O que podemos é conhecê-la melhor, respeitá-la e não a enfrentar. Fazer com que os impactos naturais positivos ou negativos possam contribuir para melhorar nossa vida.
Cabe a cada um dos países que convivem com esses fenômenos naturais aprenderem a lidar com eles e não culpar o seu vizinho pela sua incompetência em lidar com isso. Da mesma forma não cabe a quem não conhece um fenômeno específico dar lições a quem convive com ele e sim apoiá-lo e colaborar com ele no convívio harmônico com sua natureza.
Não imagino o Brasil dar lições aos países da região dos Alpes ou dos Andes de como enfrentar os seus problemas de degelo, avalanches ou inundações. Da mesma forma, não imagino que países que não possuem florestas ou rios como os Amazônicos possam dar, aos países da região amazônica, lições de como enfrentar suas dificuldades.
Podem e devem sem dúvidas apoiar e colaborar pois são parte interessadas e afetadas, mas não são os responsáveis por isso. Esse aspecto é válido também pelos impactos gerados pela humanidade.
Por exemplo, dos 193 países da ONU, 9 países serão responsáveis pelo aumento populacional de 2 bilhões de pessoas nos próximos 25 anos. Os demais terão declínio populacional. Desses 9 países, excluído os Estados Unidos da América, que contribuirá com um percentual pequeno de crescimento, 2 estão na Asia, Índia e Paquistão, e os outros 6 na África subsaariana, países esses que já convivem com grandes dificuldades sócio, econômica e ambiental.

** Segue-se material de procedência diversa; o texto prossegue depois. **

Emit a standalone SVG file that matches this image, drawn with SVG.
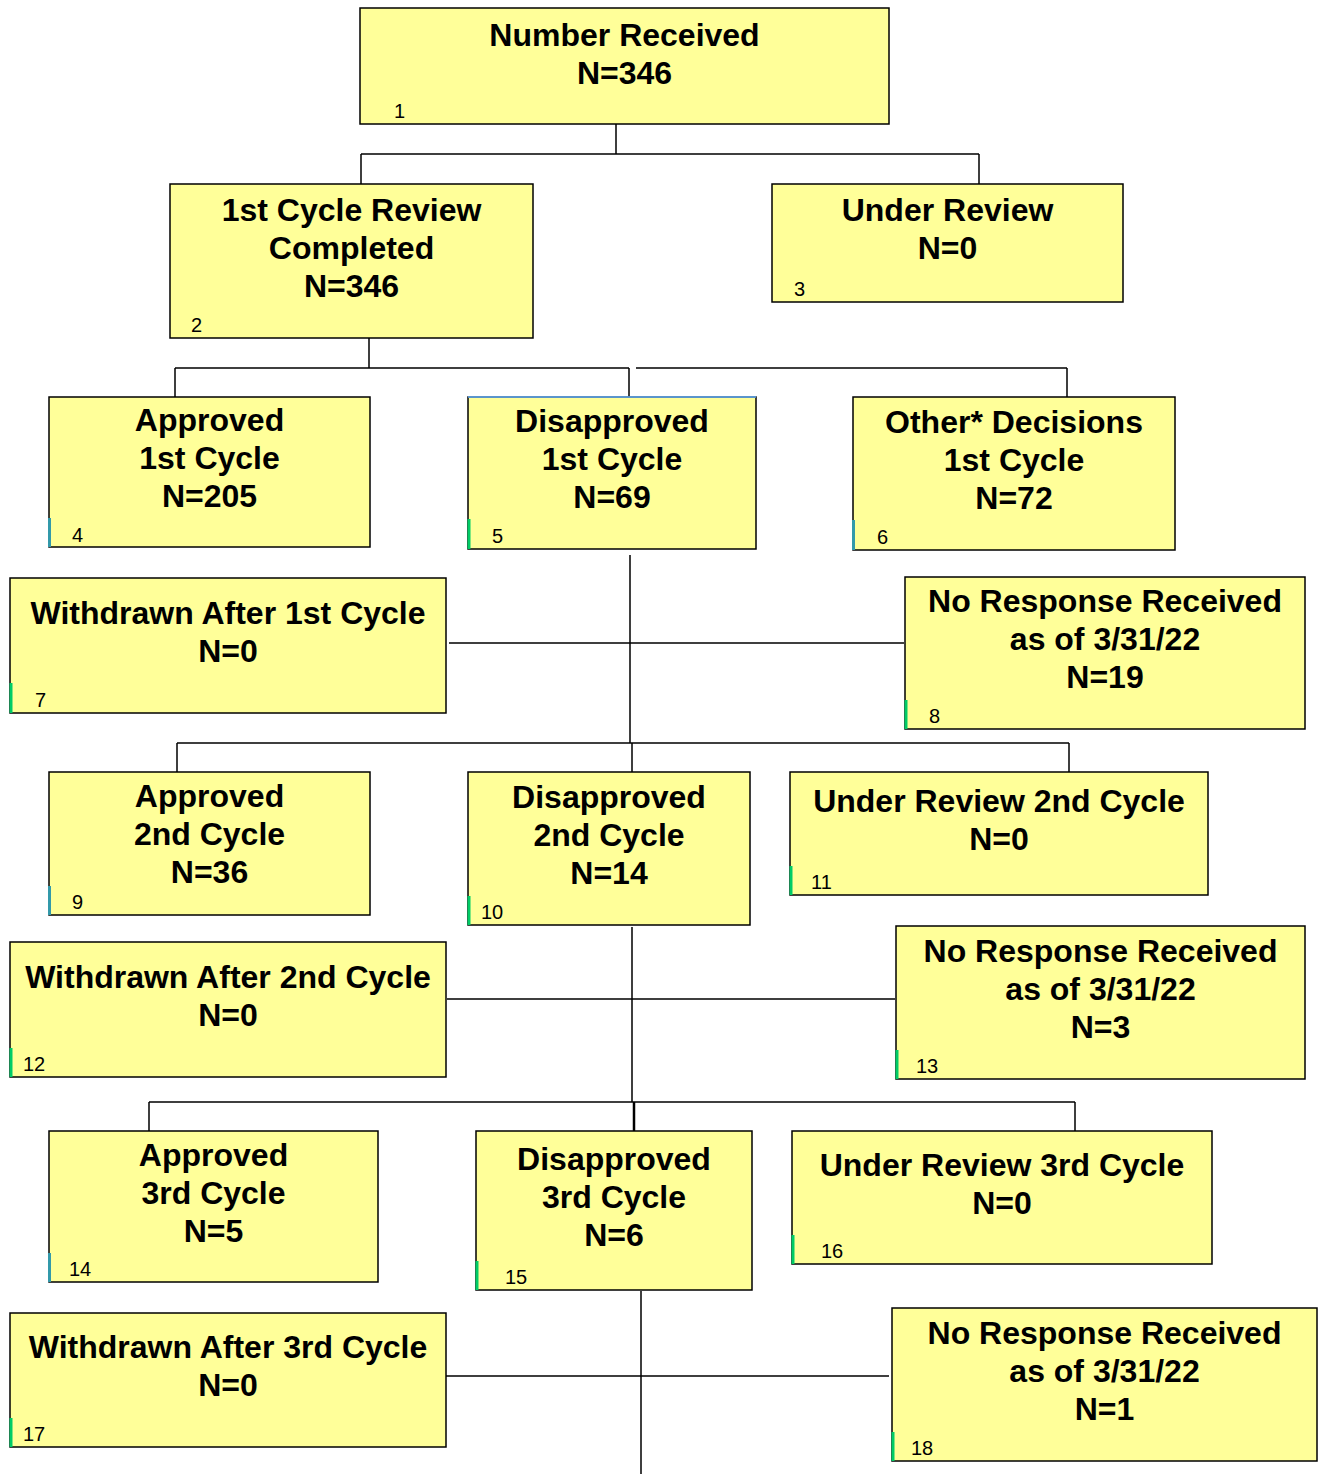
<svg xmlns="http://www.w3.org/2000/svg" width="1318" height="1474" viewBox="0 0 1318 1474">
<style>
.box{fill:#FFFF99;stroke:#000;stroke-width:1.5}
.t{font-family:"Liberation Sans",Arial,sans-serif;font-weight:bold;font-size:32px;text-anchor:middle;fill:#000}
.n{font-family:"Liberation Sans",Arial,sans-serif;font-size:20px;fill:#000}
.tick{stroke:#00CC66;stroke-width:3}
.c{fill:none;stroke:#000;stroke-width:1.5}
</style>
<rect width="1318" height="1474" fill="#fff"/>
<g id="connectors">
<path class="c" d="M616,124V154M361,154H979M361,154V184M979,154V184"/>
<path class="c" d="M369,338V368M175,368H629M636,368H1067M175,368V397M629,368V397M1067,368V397"/>
<path class="c" d="M630,555V743M449,643H904"/>
<path class="c" d="M177,743H1069M632,743V772M177,743V772M1069,743V772"/>
<path class="c" d="M632,927V1102M447,999H895"/>
<path class="c" d="M149,1102H1075M149,1102V1131M1075,1102V1131"/>
<path class="c" d="M634,1102V1131" style="stroke-width:2.5"/>
<path class="c" d="M641,1291V1474M446,1376H889"/>
</g>
<g id="n1"><rect class="box" x="360" y="8" width="529" height="116"/>
<text class="t" x="624.5" y="46">Number Received</text><text class="t" x="624.5" y="84">N=346</text><text class="n" x="394" y="118">1</text></g>
<g id="n2"><rect class="box" x="170" y="184" width="363" height="154"/>
<text class="t" x="351.5" y="221">1st Cycle Review</text><text class="t" x="351.5" y="259">Completed</text><text class="t" x="351.5" y="297">N=346</text><text class="n" x="191" y="332">2</text></g>
<g id="n3"><rect class="box" x="772" y="184" width="351" height="118"/>
<text class="t" x="947.5" y="221">Under Review</text><text class="t" x="947.5" y="259">N=0</text><text class="n" x="794" y="296">3</text></g>
<g id="n4"><rect class="box" x="49" y="397" width="321" height="150"/>
<text class="t" x="209.5" y="431">Approved</text><text class="t" x="209.5" y="469">1st Cycle</text><text class="t" x="209.5" y="507">N=205</text><text class="n" x="72" y="542">4</text>
<line class="tick" x1="49.5" y1="518" x2="49.5" y2="547" style="stroke:#3399AA"/></g>
<g id="n5"><rect class="box" x="468" y="397" width="288" height="152"/>
<line x1="468" y1="397" x2="756" y2="397" stroke="#66B3FF" stroke-width="1.5"/>
<text class="t" x="612" y="432">Disapproved</text><text class="t" x="612" y="470">1st Cycle</text><text class="t" x="612" y="508">N=69</text><text class="n" x="492" y="543">5</text>
<line class="tick" x1="469" y1="519" x2="469" y2="549"/></g>
<g id="n6"><rect class="box" x="853" y="397" width="322" height="153"/>
<text class="t" x="1014" y="433">Other* Decisions</text><text class="t" x="1014" y="471">1st Cycle</text><text class="t" x="1014" y="509">N=72</text><text class="n" x="877" y="544">6</text>
<line class="tick" x1="853.5" y1="520" x2="853.5" y2="550" style="stroke:#3399AA"/></g>
<g id="n7"><rect class="box" x="10" y="578" width="436" height="135"/>
<text class="t" x="228" y="624">Withdrawn After 1st Cycle</text><text class="t" x="228" y="662">N=0</text><text class="n" x="35" y="707">7</text>
<line class="tick" x1="11" y1="683" x2="11" y2="713"/></g>
<g id="n8"><rect class="box" x="905" y="577" width="400" height="152"/>
<text class="t" x="1105" y="612">No Response Received</text><text class="t" x="1105" y="650">as of 3/31/22</text><text class="t" x="1105" y="688">N=19</text><text class="n" x="929" y="723">8</text>
<line class="tick" x1="906" y1="700" x2="906" y2="729"/></g>
<g id="n9"><rect class="box" x="49" y="772" width="321" height="143"/>
<text class="t" x="209.5" y="807">Approved</text><text class="t" x="209.5" y="845">2nd Cycle</text><text class="t" x="209.5" y="883">N=36</text><text class="n" x="72" y="909">9</text>
<line class="tick" x1="49.5" y1="886" x2="49.5" y2="915" style="stroke:#3399AA"/></g>
<g id="n10"><rect class="box" x="468" y="772" width="282" height="153"/>
<text class="t" x="609" y="808">Disapproved</text><text class="t" x="609" y="846">2nd Cycle</text><text class="t" x="609" y="884">N=14</text><text class="n" x="481" y="919">10</text>
<line class="tick" x1="469" y1="896" x2="469" y2="925"/></g>
<g id="n11"><rect class="box" x="790" y="772" width="418" height="123"/>
<text class="t" x="999" y="812">Under Review 2nd Cycle</text><text class="t" x="999" y="850">N=0</text><text class="n" x="811" y="889">11</text>
<line class="tick" x1="791" y1="866" x2="791" y2="895"/></g>
<g id="n12"><rect class="box" x="10" y="942" width="436" height="135"/>
<text class="t" x="228" y="988">Withdrawn After 2nd Cycle</text><text class="t" x="228" y="1026">N=0</text><text class="n" x="23" y="1071">12</text>
<line class="tick" x1="11" y1="1048" x2="11" y2="1077"/></g>
<g id="n13"><rect class="box" x="896" y="926" width="409" height="153"/>
<text class="t" x="1100.5" y="962">No Response Received</text><text class="t" x="1100.5" y="1000">as of 3/31/22</text><text class="t" x="1100.5" y="1038">N=3</text><text class="n" x="916" y="1073">13</text>
<line class="tick" x1="897" y1="1050" x2="897" y2="1079"/></g>
<g id="n14"><rect class="box" x="49" y="1131" width="329" height="151"/>
<text class="t" x="213.5" y="1166">Approved</text><text class="t" x="213.5" y="1204">3rd Cycle</text><text class="t" x="213.5" y="1242">N=5</text><text class="n" x="69" y="1276">14</text>
<line class="tick" x1="49.5" y1="1253" x2="49.5" y2="1282" style="stroke:#3399AA"/></g>
<g id="n15"><rect class="box" x="476" y="1131" width="276" height="159"/>
<text class="t" x="614" y="1170">Disapproved</text><text class="t" x="614" y="1208">3rd Cycle</text><text class="t" x="614" y="1246">N=6</text><text class="n" x="505" y="1284">15</text>
<line class="tick" x1="477" y1="1261" x2="477" y2="1290"/></g>
<g id="n16"><rect class="box" x="792" y="1131" width="420" height="133"/>
<text class="t" x="1002" y="1176">Under Review 3rd Cycle</text><text class="t" x="1002" y="1214">N=0</text><text class="n" x="821" y="1258">16</text>
<line class="tick" x1="793" y1="1235" x2="793" y2="1264"/></g>
<g id="n17"><rect class="box" x="10" y="1313" width="436" height="134"/>
<text class="t" x="228" y="1358">Withdrawn After 3rd Cycle</text><text class="t" x="228" y="1396">N=0</text><text class="n" x="23" y="1441">17</text>
<line class="tick" x1="11" y1="1418" x2="11" y2="1447"/></g>
<g id="n18"><rect class="box" x="892" y="1308" width="425" height="153"/>
<text class="t" x="1104.5" y="1344">No Response Received</text><text class="t" x="1104.5" y="1382">as of 3/31/22</text><text class="t" x="1104.5" y="1420">N=1</text><text class="n" x="911" y="1455">18</text>
<line class="tick" x1="893" y1="1432" x2="893" y2="1461"/></g>
</svg>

Faltarão água, alimentos, energia e infraestrutura para os 193 países? Não, isso acontecerá apenas nos 8 países que contribuirão pelo seu aumento populacional excessivo.
A responsabilidade por isso é dos 193 países? Não, é desses 8 países. Os demais 185 países são partes interessadas ou afetadas por esse problema que não é deles.
Como lidar com isso? Conscientizado esses países dessa responsabilidade e os apoiando na busca e implementação de soluções para os seus problemas e não querendo resolver o problema no lugar deles sem conhecê-los e sem consultá-los.
Se assumirmos a definição e implementação de soluções para problemas que não são nossos e nem da nossa cultura, não obteremos resultados adequados e provavelmente ampliaremos os problemas. Aí sim seremos responsáveis por ele e muito provavelmente impossibilitado de solucioná-lo adequadamente.
Voltando ao saneamento. De quem é a sua responsabilidade?
Dos municípios, que são os titulares e não dos estados e do governo federal. Até porque o saneamento é local, entra e sai das casas das pessoas e tanto a produção de água como o tratamento dos esgotos devem ser realizados localmente diferentemente da energia ou da telecomunicação por exemplo.
Os estados e o governo federal são partes interessadas e afetados pelo saneamento. Podem e devem apoiar os municípios na busca e implementação de soluções, mas não devem se substituir a eles na responsabilidade pelo saneamento.
Esse é hoje um dos principais aspectos do atraso do nosso saneamento. Estados, via suas CESB, assumindo uma responsabilidade que não é deles, por uma imposição do governo federal a partir do poder do dinheiro, e os municípios aceitando essa situação de forma passiva.
Depois de mais de 50 anos aplicando esse modelo constatamos que o saneamento é um dos setores mais atrasado da nossa infraestrutura e um dos principais responsável por não conseguirmos acessar a condição de país desenvolvido.
Fundamental termos consciência desse erro histórico e corrigi-lo.
É urgente conscientizar os municípios dessa sua responsabilidade e ajudá-los a buscar soluções com colaboração harmônica e não com disputa pelo poder da responsabilidade.